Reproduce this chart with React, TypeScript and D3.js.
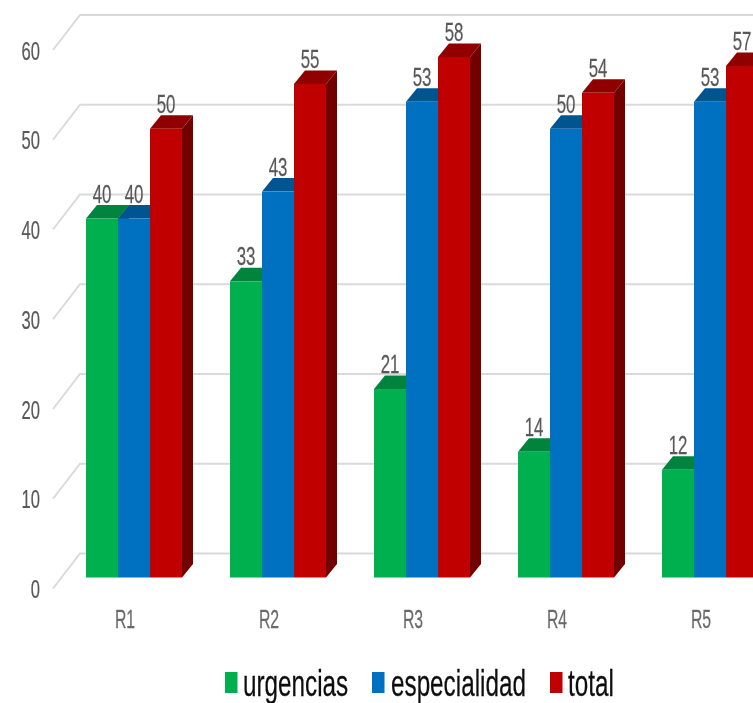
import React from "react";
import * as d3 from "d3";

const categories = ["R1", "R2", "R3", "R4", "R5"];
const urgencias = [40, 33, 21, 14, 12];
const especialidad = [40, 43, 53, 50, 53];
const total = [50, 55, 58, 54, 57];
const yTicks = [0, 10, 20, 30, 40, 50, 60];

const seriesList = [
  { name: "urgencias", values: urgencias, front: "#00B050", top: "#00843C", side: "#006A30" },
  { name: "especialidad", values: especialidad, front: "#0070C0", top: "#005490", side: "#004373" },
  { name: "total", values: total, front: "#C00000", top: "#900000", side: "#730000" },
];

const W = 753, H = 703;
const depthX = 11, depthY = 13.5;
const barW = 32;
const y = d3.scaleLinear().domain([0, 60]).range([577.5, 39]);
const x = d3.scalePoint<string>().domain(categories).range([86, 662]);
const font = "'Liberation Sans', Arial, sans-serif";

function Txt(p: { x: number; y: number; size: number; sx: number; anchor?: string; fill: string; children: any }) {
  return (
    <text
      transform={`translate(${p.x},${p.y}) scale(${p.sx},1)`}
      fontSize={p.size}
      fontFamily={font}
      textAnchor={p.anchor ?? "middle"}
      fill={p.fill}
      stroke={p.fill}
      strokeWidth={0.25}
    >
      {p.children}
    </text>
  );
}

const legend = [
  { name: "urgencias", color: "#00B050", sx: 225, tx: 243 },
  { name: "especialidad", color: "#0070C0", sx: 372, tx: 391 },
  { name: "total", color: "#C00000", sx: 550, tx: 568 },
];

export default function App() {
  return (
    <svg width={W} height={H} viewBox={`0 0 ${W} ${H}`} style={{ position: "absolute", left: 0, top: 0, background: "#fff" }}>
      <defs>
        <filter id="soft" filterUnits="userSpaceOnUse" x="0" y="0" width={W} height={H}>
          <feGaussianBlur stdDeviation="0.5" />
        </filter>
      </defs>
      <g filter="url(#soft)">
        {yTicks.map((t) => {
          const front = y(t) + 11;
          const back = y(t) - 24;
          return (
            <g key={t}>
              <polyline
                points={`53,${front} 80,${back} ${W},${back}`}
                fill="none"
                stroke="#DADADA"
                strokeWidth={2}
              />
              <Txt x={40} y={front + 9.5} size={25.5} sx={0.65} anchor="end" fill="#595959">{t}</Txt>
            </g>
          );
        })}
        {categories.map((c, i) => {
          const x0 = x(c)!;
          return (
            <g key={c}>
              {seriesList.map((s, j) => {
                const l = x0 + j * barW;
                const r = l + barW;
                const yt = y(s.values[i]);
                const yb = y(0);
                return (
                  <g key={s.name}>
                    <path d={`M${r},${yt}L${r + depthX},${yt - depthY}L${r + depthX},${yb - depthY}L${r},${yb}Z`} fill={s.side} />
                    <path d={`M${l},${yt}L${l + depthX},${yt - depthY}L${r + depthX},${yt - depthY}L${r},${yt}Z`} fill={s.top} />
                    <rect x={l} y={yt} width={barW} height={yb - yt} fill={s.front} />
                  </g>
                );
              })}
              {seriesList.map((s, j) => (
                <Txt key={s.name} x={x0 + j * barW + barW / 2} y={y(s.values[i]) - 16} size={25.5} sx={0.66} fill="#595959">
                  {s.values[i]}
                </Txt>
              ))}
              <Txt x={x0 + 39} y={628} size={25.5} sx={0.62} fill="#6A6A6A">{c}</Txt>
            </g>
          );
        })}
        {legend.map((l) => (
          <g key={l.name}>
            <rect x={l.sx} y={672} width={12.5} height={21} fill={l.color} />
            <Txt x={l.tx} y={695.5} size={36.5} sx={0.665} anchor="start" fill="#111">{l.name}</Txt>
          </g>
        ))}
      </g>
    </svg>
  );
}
================================
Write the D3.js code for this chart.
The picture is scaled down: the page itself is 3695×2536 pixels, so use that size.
================================
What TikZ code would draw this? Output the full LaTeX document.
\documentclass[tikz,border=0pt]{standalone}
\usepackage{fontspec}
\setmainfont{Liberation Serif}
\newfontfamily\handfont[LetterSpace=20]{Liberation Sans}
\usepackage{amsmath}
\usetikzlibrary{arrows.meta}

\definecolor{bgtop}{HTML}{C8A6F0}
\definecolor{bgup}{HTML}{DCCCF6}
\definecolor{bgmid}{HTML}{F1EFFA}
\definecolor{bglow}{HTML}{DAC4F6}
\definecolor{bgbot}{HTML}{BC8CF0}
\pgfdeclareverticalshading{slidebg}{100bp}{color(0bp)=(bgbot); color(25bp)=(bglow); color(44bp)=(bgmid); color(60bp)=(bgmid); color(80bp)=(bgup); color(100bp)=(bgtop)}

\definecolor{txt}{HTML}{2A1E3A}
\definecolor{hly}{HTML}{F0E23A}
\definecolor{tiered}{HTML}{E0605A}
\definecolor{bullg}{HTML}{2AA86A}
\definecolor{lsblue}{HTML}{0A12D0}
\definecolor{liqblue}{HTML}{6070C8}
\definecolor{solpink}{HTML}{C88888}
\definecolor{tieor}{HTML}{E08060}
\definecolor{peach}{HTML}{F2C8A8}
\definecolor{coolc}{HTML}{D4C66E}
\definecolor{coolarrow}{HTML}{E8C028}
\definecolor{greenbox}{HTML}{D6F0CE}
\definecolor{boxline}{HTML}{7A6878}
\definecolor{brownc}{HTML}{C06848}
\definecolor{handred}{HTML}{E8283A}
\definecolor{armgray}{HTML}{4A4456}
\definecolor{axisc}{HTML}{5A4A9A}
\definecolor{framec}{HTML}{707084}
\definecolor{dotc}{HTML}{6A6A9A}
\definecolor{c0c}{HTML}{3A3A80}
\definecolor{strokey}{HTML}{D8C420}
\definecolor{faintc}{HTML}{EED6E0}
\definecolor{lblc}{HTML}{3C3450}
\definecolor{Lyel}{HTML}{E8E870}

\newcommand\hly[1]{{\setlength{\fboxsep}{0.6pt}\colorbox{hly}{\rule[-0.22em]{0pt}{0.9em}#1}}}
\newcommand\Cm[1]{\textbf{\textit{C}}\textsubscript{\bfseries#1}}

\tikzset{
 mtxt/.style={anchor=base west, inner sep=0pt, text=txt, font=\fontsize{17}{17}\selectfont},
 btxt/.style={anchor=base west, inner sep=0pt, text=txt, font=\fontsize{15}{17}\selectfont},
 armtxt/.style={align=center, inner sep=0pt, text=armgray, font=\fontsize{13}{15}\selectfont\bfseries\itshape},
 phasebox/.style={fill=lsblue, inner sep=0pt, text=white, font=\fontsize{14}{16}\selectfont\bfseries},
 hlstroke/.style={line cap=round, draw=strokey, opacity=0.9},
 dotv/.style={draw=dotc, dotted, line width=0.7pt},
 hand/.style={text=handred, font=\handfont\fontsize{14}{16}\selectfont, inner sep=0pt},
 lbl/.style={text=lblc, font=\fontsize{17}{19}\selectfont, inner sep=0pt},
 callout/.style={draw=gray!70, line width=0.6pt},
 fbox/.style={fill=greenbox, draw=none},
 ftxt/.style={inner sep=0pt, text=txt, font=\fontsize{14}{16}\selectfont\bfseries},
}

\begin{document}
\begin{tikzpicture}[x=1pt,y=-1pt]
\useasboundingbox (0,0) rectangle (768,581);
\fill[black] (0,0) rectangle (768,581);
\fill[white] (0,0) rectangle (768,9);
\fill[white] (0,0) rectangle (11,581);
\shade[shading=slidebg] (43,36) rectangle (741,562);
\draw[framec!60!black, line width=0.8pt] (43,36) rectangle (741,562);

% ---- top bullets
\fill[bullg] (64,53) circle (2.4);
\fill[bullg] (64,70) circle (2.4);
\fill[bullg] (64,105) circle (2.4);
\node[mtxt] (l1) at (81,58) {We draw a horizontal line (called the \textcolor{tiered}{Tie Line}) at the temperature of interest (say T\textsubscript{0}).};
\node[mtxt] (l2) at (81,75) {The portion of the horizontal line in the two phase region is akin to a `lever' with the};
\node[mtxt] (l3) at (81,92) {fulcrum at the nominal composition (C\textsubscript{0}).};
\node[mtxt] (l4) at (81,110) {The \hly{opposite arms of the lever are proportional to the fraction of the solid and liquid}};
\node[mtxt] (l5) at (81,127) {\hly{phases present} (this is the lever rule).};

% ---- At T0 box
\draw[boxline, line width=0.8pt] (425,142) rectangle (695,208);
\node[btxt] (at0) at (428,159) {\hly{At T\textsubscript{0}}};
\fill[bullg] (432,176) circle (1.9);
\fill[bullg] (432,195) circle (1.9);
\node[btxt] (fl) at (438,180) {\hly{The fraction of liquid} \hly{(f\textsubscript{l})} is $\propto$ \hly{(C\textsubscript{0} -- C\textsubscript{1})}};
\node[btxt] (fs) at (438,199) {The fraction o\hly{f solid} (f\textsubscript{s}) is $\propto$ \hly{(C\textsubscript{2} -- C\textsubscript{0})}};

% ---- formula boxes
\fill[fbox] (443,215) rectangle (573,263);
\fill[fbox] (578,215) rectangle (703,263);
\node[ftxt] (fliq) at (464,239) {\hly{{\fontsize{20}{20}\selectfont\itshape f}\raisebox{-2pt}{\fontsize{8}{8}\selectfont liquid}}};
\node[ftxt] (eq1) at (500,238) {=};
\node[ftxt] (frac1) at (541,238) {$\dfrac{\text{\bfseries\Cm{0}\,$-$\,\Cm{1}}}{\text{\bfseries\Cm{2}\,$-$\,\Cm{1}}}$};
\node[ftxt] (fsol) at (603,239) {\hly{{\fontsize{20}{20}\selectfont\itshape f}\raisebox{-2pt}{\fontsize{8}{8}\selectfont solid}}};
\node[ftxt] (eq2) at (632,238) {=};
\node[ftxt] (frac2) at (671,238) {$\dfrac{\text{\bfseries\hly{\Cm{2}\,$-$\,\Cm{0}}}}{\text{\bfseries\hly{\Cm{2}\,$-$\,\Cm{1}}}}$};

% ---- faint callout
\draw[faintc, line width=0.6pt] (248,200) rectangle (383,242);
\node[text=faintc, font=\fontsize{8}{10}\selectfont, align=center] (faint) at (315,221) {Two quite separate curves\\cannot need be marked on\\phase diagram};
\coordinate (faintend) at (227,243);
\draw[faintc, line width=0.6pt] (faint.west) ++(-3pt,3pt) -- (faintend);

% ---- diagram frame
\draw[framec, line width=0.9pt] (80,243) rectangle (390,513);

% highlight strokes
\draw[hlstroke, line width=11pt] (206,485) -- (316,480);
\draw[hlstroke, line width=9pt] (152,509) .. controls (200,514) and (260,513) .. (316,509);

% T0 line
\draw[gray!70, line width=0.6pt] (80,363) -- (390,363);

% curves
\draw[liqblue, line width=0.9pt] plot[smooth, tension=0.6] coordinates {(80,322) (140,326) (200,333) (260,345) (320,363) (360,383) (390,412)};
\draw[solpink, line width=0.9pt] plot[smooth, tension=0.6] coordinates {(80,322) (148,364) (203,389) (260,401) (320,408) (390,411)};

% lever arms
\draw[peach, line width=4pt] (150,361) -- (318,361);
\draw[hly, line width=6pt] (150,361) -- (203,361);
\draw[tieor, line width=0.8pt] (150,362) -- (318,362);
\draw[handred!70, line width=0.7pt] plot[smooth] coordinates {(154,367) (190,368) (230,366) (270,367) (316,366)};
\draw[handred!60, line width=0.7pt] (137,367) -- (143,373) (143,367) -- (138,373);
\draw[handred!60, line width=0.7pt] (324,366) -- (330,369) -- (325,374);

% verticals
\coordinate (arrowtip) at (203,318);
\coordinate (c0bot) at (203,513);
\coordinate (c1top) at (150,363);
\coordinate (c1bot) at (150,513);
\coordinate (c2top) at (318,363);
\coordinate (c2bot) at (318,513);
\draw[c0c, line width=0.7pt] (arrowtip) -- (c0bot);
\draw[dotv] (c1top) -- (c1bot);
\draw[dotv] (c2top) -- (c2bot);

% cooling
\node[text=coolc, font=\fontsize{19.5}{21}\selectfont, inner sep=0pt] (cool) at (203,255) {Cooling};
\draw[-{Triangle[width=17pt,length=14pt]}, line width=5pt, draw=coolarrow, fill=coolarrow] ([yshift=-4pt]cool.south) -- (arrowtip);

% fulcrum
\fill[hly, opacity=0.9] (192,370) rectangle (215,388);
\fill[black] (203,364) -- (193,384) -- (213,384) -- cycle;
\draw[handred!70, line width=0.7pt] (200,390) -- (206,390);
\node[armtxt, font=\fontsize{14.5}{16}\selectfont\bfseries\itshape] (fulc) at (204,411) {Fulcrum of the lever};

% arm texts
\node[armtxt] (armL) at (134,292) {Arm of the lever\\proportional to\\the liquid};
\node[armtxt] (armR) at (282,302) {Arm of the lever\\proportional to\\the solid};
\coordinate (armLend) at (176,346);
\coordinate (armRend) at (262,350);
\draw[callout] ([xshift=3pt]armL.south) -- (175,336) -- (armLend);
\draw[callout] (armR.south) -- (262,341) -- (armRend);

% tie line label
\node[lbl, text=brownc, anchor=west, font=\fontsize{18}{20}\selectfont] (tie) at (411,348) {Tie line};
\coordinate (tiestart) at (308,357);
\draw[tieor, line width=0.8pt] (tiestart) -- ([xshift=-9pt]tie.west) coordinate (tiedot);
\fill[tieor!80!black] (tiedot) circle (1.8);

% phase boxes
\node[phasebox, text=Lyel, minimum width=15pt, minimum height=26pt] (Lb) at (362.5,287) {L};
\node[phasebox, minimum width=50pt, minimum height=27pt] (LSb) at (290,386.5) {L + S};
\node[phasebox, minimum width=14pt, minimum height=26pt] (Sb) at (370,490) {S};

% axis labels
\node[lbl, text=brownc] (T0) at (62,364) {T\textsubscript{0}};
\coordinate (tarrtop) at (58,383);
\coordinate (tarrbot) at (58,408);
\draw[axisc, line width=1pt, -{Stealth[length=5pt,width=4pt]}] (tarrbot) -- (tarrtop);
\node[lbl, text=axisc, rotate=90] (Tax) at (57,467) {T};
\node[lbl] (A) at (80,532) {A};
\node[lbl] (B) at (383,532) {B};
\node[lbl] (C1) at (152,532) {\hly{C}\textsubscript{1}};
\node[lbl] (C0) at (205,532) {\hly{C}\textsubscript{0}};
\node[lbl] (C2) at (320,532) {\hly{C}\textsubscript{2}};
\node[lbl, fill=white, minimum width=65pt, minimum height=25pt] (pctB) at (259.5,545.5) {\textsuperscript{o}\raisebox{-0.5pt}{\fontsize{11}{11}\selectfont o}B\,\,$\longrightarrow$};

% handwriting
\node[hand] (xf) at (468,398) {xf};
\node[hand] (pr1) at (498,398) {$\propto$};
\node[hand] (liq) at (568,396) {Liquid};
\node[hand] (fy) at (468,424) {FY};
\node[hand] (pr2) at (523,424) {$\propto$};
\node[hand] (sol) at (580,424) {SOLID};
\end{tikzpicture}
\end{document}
================================
Given request: Repeat exactly the lines running from the one with "Write the D3.js code for this chart." through the one with "The picture is", both included.

Solution to this task:
Write the D3.js code for this chart.
The picture is scaled down: the page itself is 3695×2536 pixels, so use that size.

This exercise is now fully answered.